W czasie rozmyślań co by tu zrobić na obiad /odwieczny dylemat wszystkich kobiet gotujących obiady w domu/, przyszedł mi na myśl gulasz. Dawno go nie było na moim stole, a poza tym można go podać z ziemniakami bądź z kaszą, w zależności od tego, czy mamy ochotę obierać ziemniaki. Można jeszcze z makaronem, ale za takim połączeniem ja jakoś nie przepadam. Nabyłam więc mięso na gulasz – łopatkę, po czym zamarynowałam je i włożyłam na noc do lodówki, w oczekiwaniu na chęci do dalszych prac przy nim. I okazało się, że to strzał w „10”… mięso fajnie skruszało i przeszło smakiem przypraw, a sam gulasz… smaczny i trochę jednak inny niż tradycyjny.
Składniki
700-800 g mięsa wieprzowego na gulasz /u mnie łopatka/
około 2 szklanki wody
2 cebule
3 ząbki czosnku
2 liście laurowe
4 ziarenka ziela angielskiego
2 łyżki mąki /1 pszennej i 1 ziemniaczanej/
Marynata do mięsa
2 łyżki oleju
2 łyżki octu balsamicznego
2 łyżeczki mielonej słodkiej papryki
1 pełna łyżeczka majeranku
1/2 łyżeczki czosnku granulowanego
1 płaska łyżeczka soli
1 płaska łyżeczka mielonego pieprzu
smalec lub olej do smażenia
Wykonanie
Umyte i osuszone mięso pokroić w kostkę, przełożyć do pojemnika. Wlać olej i ocet balsamiczny, oprószyć przyprawami z przepisu na marynatę i dokładnie wymieszać, by każdy kawałek mięsa był obtoczony w przyprawach.

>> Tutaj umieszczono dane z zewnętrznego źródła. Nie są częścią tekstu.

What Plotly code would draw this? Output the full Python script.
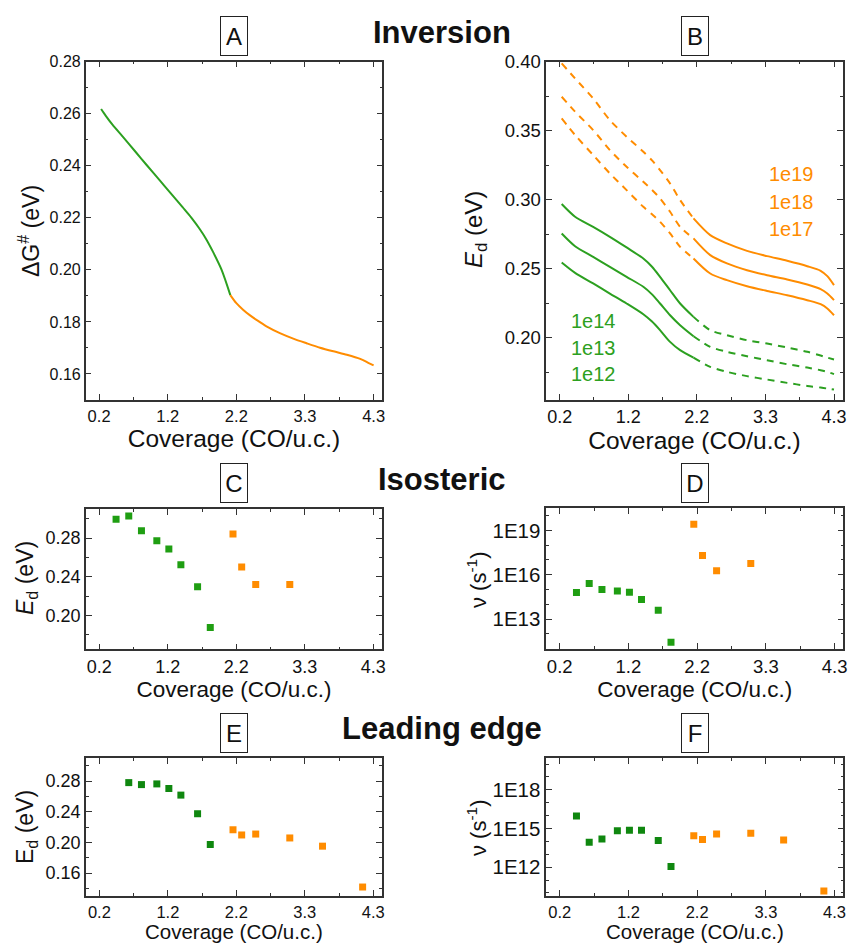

Pojemnik z mięsem przykryć i wstawić do lodówki na kilka godzin, a nawet na całą noc.
Cebulę pokroić w kostkę, czosnek drobno posiekać.
Na rozgrzanym smalcu lub oleju /na większym gazie/ obsmażyć partiami zamarynowane mięso, które przełożyć do rondla. Do rondla dodać pokrojoną cebulę i czosnek.
Teraz mięso w rondlu zalać około 2 szklankami wody /tyle, by ledwie przykryła mięso/. Dodać liście laurowe oraz ziele angielskie. Całość dusić na wolnym ogniu do miękkości mięsa / ok. 1-1,5 godz./.
Na koniec gulasz zagęścić mąką rozpuszczoną w małej ilości wody, zamieszać i zagotować. Doprawić do smaku solą i pieprzem.